La victime, une ancienne prostituée de 35 ans connue dans les milieux de la drogue, a succombé à ses blessures une heure après son transfert à l'hôpital. 

Interpellé sur place, le conducteur, également sous l'emprise de l'alcool et de stupéfiants et très connu des services de police, a déclaré aux enquêteurs qu'il n'avait pas vu le corps de la femme, gisant dans la pénombre devant sa voiture.
Il a en outre affirmé ne pas la connaître, ce que les enquêteurs tentaient de vérifier dimanche, selon la même source. »

Tous les clichés du genre s’y retrouvent : L’usage du on, pour commencer, pour qualifier la voix qui informe. Entre l’événement et cette voix, par deux fois, le relai indispensable d’une métaphore, aussi musicale qu’éculée, pour égayer le récit : « la source ». A l’endroit où ça se passe, une figure anonyme mais efficace, celle de la police, des enquêteurs, dont le dur et improbable boulot redouble celui du journaliste : « ils tentent de vérifier » On croit entendre la-derrière le bruissement des pas de Maigret sur le gravier, ou ceux de Colombo sur l’asphalte. Alors, on retient son souffle.
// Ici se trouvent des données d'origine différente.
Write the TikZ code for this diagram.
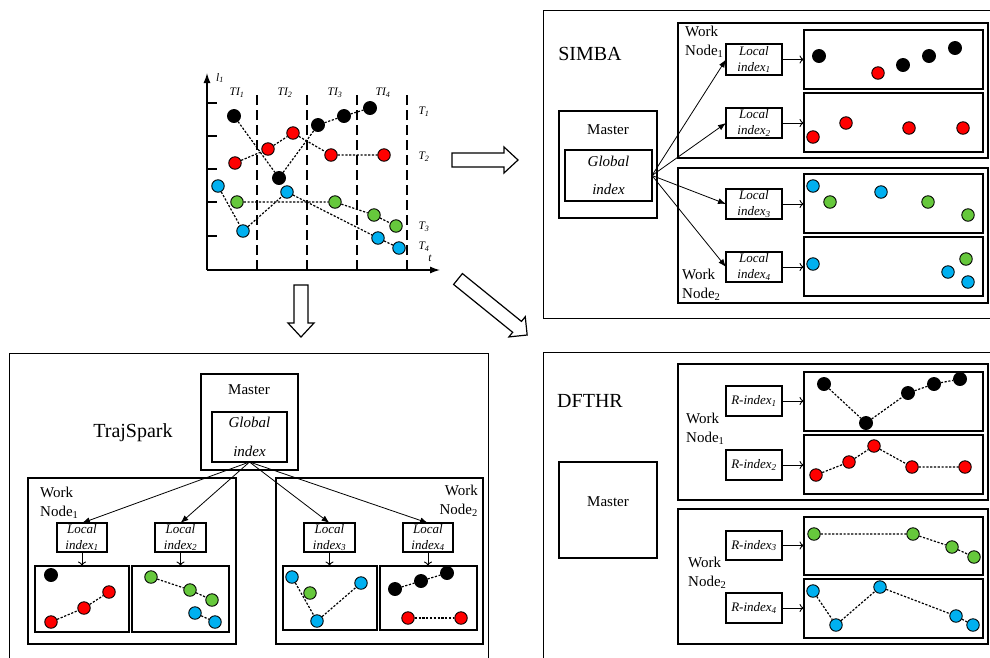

Tout le personnel romanesque habituel à ce genre de saga erre en arrière-plan, les milieux de la drogue et ceux de la prostitution sans lesquels, depuis les meilleurs romans-feuilletons de Moïse Millaud, il n’est de presse qui vaille : « une ancienne prostituée », un « conducteur connu des services de police ». Par deux fois se profilent un avant à l’événement tragique, lequel sous-entend que, peut-être, malgré les affirmations du bonhomme, ils se connaissaient : Avec tout ce que cela implique de scenarii possibles en amont, et de mobiles à supposer pour ce qui deviendrait alors un meurtre prémédité. Le cœur se pince.

Car ce qui frappe, dans l’ambiance indispensable du « parking au petit matin » empli de « pénombre » et, on l’imagine, glacial, c’est le caractère parfaitement gratuit et, pour tout dire, déréalisé, dont le fait divers se trouve sans ça enrobé : La prostituée qui succomba aux blessures était déjà dans le coma, raide saoule devant la voiture depuis on ne sait combien de temps garée là : son corps, il ne ne l’avait pas vu, forcément,  à cause de la pénombre. Elle, dans le rôle de la victime, lui, dans celui de l’assassin, certes, mais finalement innocemment tous deux, sans le vouloir ni le savoir, et sans même s’en rendre  compte, tout comme dans un film, vraiment, ou dans un récit primable au Goncourt de l’an prochain, plongés dans une œuvre qui dirait l’irresponsabilité chronique des silhouettes en société du spectacle, l’inanité des temps postmodernes et de leur violence ordinaire à l’usage de figurants somnambules et même pas héroïques.